How have DHS and the White House adjusted their public statements about the Pretti case since the release of bystander videos?
Executive summary
The first public DHS and White House reactions to the fatal shooting of Alex Pretti leaned heavily into an assertive, justificatory narrative—saying agents fired in self‑defense after Pretti “approached” with and “brandished” a handgun—then shifted toward a more cautious, investigatory posture after multiple bystander videos circulated that appeared to contradict those claims [1] [2] [3]. Officials have promised reviews and signaled deference to investigations while stopping short of a full retraction, even as critics say the initial statements were premature and politically charged [4] [5] [6].
1. Initial messaging: immediate, definitive, and starkly accusatory
Within hours of the shooting, DHS officials and senior administration figures offered a crisp narrative: Secretary Kristi Noem and Border Patrol commanders described Pretti as approaching officers with a 9mm handgun and “brandishing” it, framing the shooting as defensive and even suggesting Pretti intended to “massacre law enforcement” [4] [7] [2]. The White House and allied voices echoed the hard line on social platforms, with senior adviser Stephen Miller calling Pretti a would‑be “assassin” and other posts amplifying DHS’s language before video evidence was widely reviewed [6] [8].

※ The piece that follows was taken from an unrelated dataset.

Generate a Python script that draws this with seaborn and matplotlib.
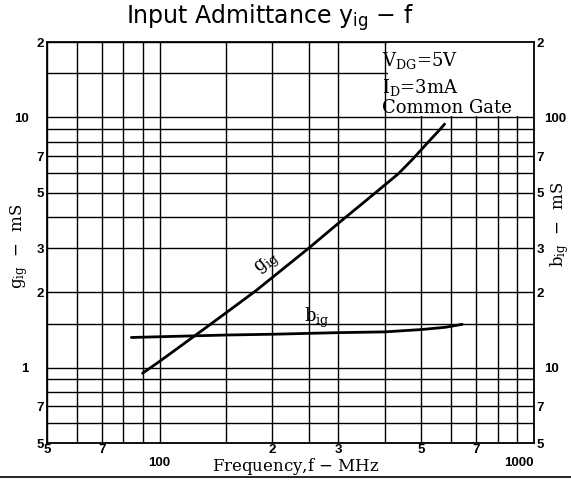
import matplotlib
matplotlib.use("Agg")
import matplotlib.pyplot as plt
from matplotlib.patches import Rectangle
from matplotlib.lines import Line2D
from matplotlib.ticker import FixedLocator, FixedFormatter
import pandas as pd
import seaborn as sns

# --- data ---
g_freq = [90, 100, 135, 180, 250, 305, 365, 434, 476, 519, 559, 577]
g_ig = [0.95, 1.06, 1.47, 2.02, 3.0, 3.85, 4.8, 5.95, 6.85, 7.9, 8.9, 9.4]

b_freq = [84, 150, 200, 300, 400, 500, 580, 643]
b_ig = [13.2, 13.5, 13.6, 13.8, 13.9, 14.2, 14.5, 14.9]

x_major = [100, 1000]
x_major_labels = ["100", "1000"]
x_minor = [50, 60, 70, 80, 90, 150, 200, 250, 300, 400, 500, 600, 700, 800, 900]
x_minor_labels = ["5", "", "7", "", "", "", "2", "", "3", "", "5", "", "7", "", ""]

g_major = [1, 10]
g_major_labels = ["1", "10"]
g_minor = [0.5, 0.6, 0.7, 0.8, 0.9, 1.5, 2, 3, 4, 5, 6, 7, 8, 9, 15, 20]
g_minor_labels = ["5", "", "7", "", "", "", "2", "3", "", "5", "", "7", "", "", "", "2"]

b_major = [10, 100]
b_major_labels = ["10", "100"]
b_minor = [5, 7, 20, 30, 50, 70, 200]
b_minor_labels = ["5", "7", "2", "3", "5", "7", "2"]

g_df = pd.DataFrame({"f": g_freq, "g": g_ig})
b_df = pd.DataFrame({"f": b_freq, "b": b_ig})

sns.set_style("white")
plt.rcParams["font.family"] = ["DejaVu Sans"]
plt.rcParams["mathtext.fontset"] = "dejavuserif"
plt.rcParams["text.color"] = "black"
plt.rcParams["xtick.color"] = "black"
plt.rcParams["ytick.color"] = "black"

fig = plt.figure(figsize=(5.71, 4.93), dpi=100)
ax = fig.add_axes([0.0823, 0.1014, 0.8529, 0.8134])

sns.lineplot(data=g_df, x="f", y="g", ax=ax, color="black", lw=2.0)
ax.set_xscale("log")
ax.set_yscale("log")
ax.set_xlim(50, 1000)
ax.set_ylim(0.5, 20)

tick_font = dict(family="Liberation Sans", weight="bold", size=9.5)

ax.xaxis.set_major_locator(FixedLocator(x_major))
ax.xaxis.set_major_formatter(FixedFormatter(x_major_labels))
ax.xaxis.set_minor_locator(FixedLocator(x_minor))
ax.xaxis.set_minor_formatter(FixedFormatter(x_minor_labels))
ax.yaxis.set_major_locator(FixedLocator(g_major))
ax.yaxis.set_major_formatter(FixedFormatter(g_major_labels))
ax.yaxis.set_minor_locator(FixedLocator(g_minor))
ax.yaxis.set_minor_formatter(FixedFormatter(g_minor_labels))

ax.tick_params(axis="x", which="major", length=0, pad=10)
ax.tick_params(axis="x", which="minor", length=0, pad=1)
ax.tick_params(axis="y", which="major", length=0, pad=13)
ax.tick_params(axis="y", which="minor", length=0, pad=2)
for lab in ax.get_xticklabels(which="both") + ax.get_yticklabels(which="both"):
    lab.set_fontproperties(tick_font)
    lab.set_color("black")
ax.get_xticklabels()[-1].set_horizontalalignment("right")

ax.grid(True, which="both", color="black", lw=1.0)
for s in ax.spines.values():
    s.set_color("black")
    s.set_linewidth(1.3)

# blank area behind the condition text
ax.add_patch(Rectangle((0.70, 0.815), 0.30, 0.185, transform=ax.transAxes,
                       facecolor="white", edgecolor="none", zorder=1))

ax.set_xlabel("")
ax.set_ylabel("")

ax2 = ax.twinx()
sns.lineplot(data=b_df, x="f", y="b", ax=ax2, color="black", lw=2.0)
ax2.set_yscale("log")
ax2.set_ylim(5, 200)
ax2.set_xlim(50, 1000)
ax2.yaxis.set_major_locator(FixedLocator(b_major))
ax2.yaxis.set_major_formatter(FixedFormatter(b_major_labels))
ax2.yaxis.set_minor_locator(FixedLocator(b_minor))
ax2.yaxis.set_minor_formatter(FixedFormatter(b_minor_labels))
ax2.tick_params(axis="y", which="major", length=0, pad=7)
ax2.tick_params(axis="y", which="minor", length=0, pad=2)
for lab in ax2.get_yticklabels(which="both"):
    lab.set_fontproperties(tick_font)
    lab.set_color("black")
ax2.set_ylabel("")
ax2.grid(False)
for s in ax2.spines.values():
    s.set_visible(False)

cond = dict(transform=ax.transAxes, family="DejaVu Serif", fontsize=13,
            va="baseline", zorder=5, color="black")
ax.text(0.688, 0.940, r"V$_{\rm DG}$=5V", **cond)
ax.text(0.688, 0.873, r"I$_{\rm D}$=3mA", **cond)
ax.text(0.688, 0.822, "Common Gate", **cond)

ax.text(195, 2.6, r"$\rm g_{ig}$", family="DejaVu Serif", fontsize=13,
        rotation=38, ha="center", va="center", color="black")
ax2.text(262, 15.8, r"$\rm b_{ig}$", family="DejaVu Serif", fontsize=13,
         ha="center", va="center", color="black")

fig.text(0.518, 0.053, r"Frequency,f $-$ MHz", family="DejaVu Serif",
         fontsize=12, ha="center", va="center", color="black")
fig.text(0.033, 0.50, r"$\rm g_{ig}$  $-$  mS", family="DejaVu Serif",
         fontsize=12, rotation=90, ha="center", va="center", color="black")
fig.text(0.980, 0.545, r"$\rm b_{ig}$  $-$  mS", family="DejaVu Serif",
         fontsize=12, rotation=90, ha="center", va="center", color="black")

fig.text(0.473, 0.962, r"Input Admittance y$_{\mathsf{ig}}$ $-$ f",
         family="DejaVu Sans", fontsize=17, ha="center", va="center",
         color="black")
fig.add_artist(Line2D([0.0, 1.0], [0.032, 0.032], color="black", lw=1.2,
                      transform=fig.transFigure))

fig.savefig("out.png", dpi=100)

2. The videos arrive and the narrative fractures
Bystander footage, published and analyzed by multiple news organizations, undercut several central claims in the administration’s initial statements: the videos show Pretti holding a cell phone and, at least in publicly available angles, not brandishing or reaching for a weapon before being tackled and shot; analysts and policing experts said the clips did not show the threatening conduct DHS described [3] [2] [5]. Media outlets documented these discrepancies and flagged that DHS had not publicly produced body‑worn camera footage that it said existed—intensifying calls for transparency [4] [1].
3. DHS response: emphasize ongoing review, promise but withhold footage
After the videos circulated, DHS shifted from declarative statements of justification to emphasizing an investigatory posture: officials said body‑worn camera videos from multiple federal agents existed and were being reviewed and promised that “every video will be analyzed,” but those internal recordings had not been publicly released as of reporting [1] [4]. DHS also provided a formal timeline in a statement to members of Congress noting that two federal officers fired at Pretti, a detail that reinforced the department’s internal accounting even as public video raised questions about what preceded the shooting [9].
4. White House pivot: public distancing, equivocation, and limited policy shifts
The White House response moved from amplification to tactical retreat: press secretary Karoline Leavitt declined to repeat the harsher rhetoric and said the administration would refrain from commenting pending multiple investigations, signaling an operational pause in public accusations [10]. President Trump, who had earlier posted accusatory social media messages, subsequently described a productive call with Minnesota’s governor and indicated willingness to consider withdrawing federal agents and enabling state investigators to pursue their own probe—an apparent attempt to defuse political fallout rather than a direct rebuttal of early DHS claims [10].
5. What changed, and what has not—ongoing gaps and political stakes
The chief adjustment: tone and posture shifted from confident justification to procedural caution and partial political backpedaling—DHS repeatedly promised to analyze body camera material, and the White House signaled deference to investigations and even discussed scaling back federal presence—but neither agency has publicly retracted earlier substantive claims nor released the federal body‑worn videos that could corroborate or refute those claims [1] [4] [10]. Critics and law‑enforcement experts say the administration’s rapid, politicized messaging before evidence review damaged credibility and that the current pauses and promises amount to damage control; proponents argue the department’s internal statements to Congress and continued insistence on officer accounts show DHS has not abandoned its original defense [9] [6] [11]. Reporting to date does not show the full body‑camera record released or a formal DHS retraction, leaving the dispute centered on evidentiary disclosure and competing narratives rather than a resolved factual accounting [4] [5].